Simply put, Dr. Thom Rainer’s blog/podcast is intensely practical and is always encouraging to me as a husband, dad, and pastor. Here’s another good word on lessons he’s learned the hard way.

Original post can be viewed here.

I am not a great leader.

In fact, there are times I’ve wondered if I am even a good leader.

I have positional leadership, but that does not mean I am truly a leader.

There are several reasons for this rather negative self-assessment, but the essence of my own evaluation comes from my failure to learn quickly and adjust. It’s one thing to make a mistake as a leader; we all do. But it’s another to make a mistake and not learn from it immediately. That reality describes me way too often.

My transparency is not one of false humility. I am sharing these five lessons with the hopes and prayers it will help others. These are lessons I’ve learned the hard way because I have too often failed to adjust even when I’ve known I need to do so.

  1. I sometimes am unprepared to lead on a given day because I have not been in the Word. Think for a moment of the absurdity of my disobedience.

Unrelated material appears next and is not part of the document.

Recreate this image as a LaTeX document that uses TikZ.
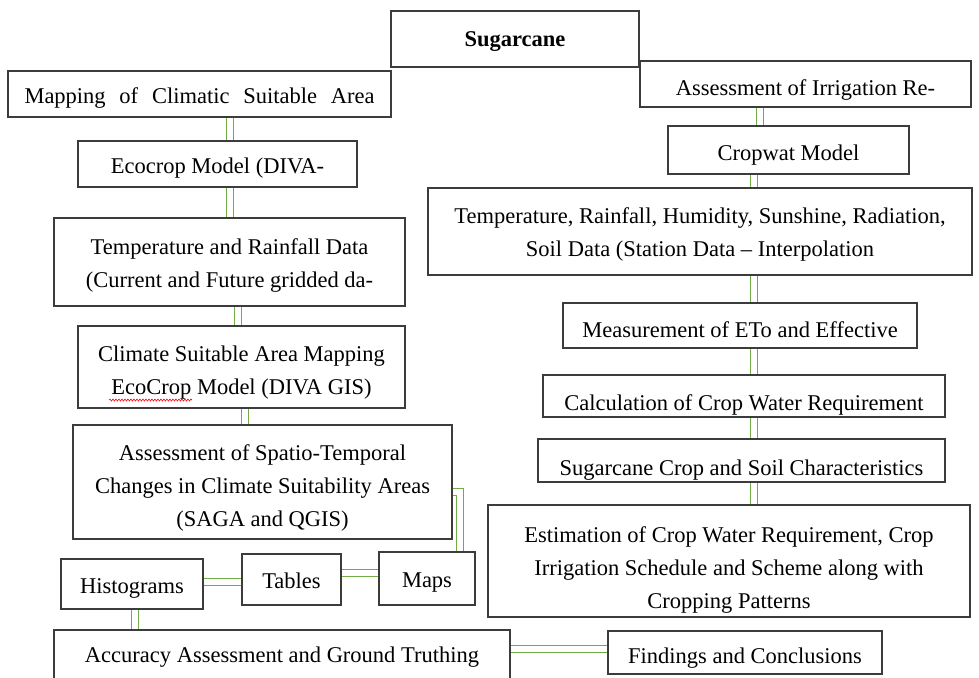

I have the opportunity to be in God’s Word, to hear directly from Him, and I fail to do so. I cannot imagine a more blatant act of poor leadership than this one.
  2. I have almost given up right before my greatest victories as a leader. I know. At least I didn’t give up. At least I got to realize God’s victories for me. But it begs the question: How many times have I really given up and, thus, failed to see His way to victory? How many times have I been a quitter instead of a leader?
  3. I have made more mistakes by moving too slowly than moving too quickly. I knew I needed to make that personnel move. I knew it was best for the organization and, ultimately, the person involved. Wise counselors around me told me so as well. But I hesitated. I knew that delay would not solve anything. To the contrary, it would only exacerbate the problem. So I led from a posture of fear instead of faith. The problem ultimately was so much worse than it needed to be.
  4. I have followed others dreams instead of my own. I’ve had a number of well-intended friends who “knew” what was best for my life. And though I really knew differently, I went their way instead of God’s way for my life. Every time, though I knew better, my decision ended up being a bad decision. There’s nothing wrong with seeking counsel. But it’s totally wrong to go down a path that is not your own.
  5. I have failed at humility. I really thought I was this great guy who had the answers. Sometimes I thought I was the smartest person in the room. Too often I have shown my rear end (figuratively please) rather than show my heart. I am not God’s gift of leadership to the world. Unfortunately, I have sometimes acted like I am.

Again, my purpose in this post is neither self-deprecation nor false humility. The purpose is to provide a clear and urgent warning for others lest they go down the forsaken path I should have never traveled.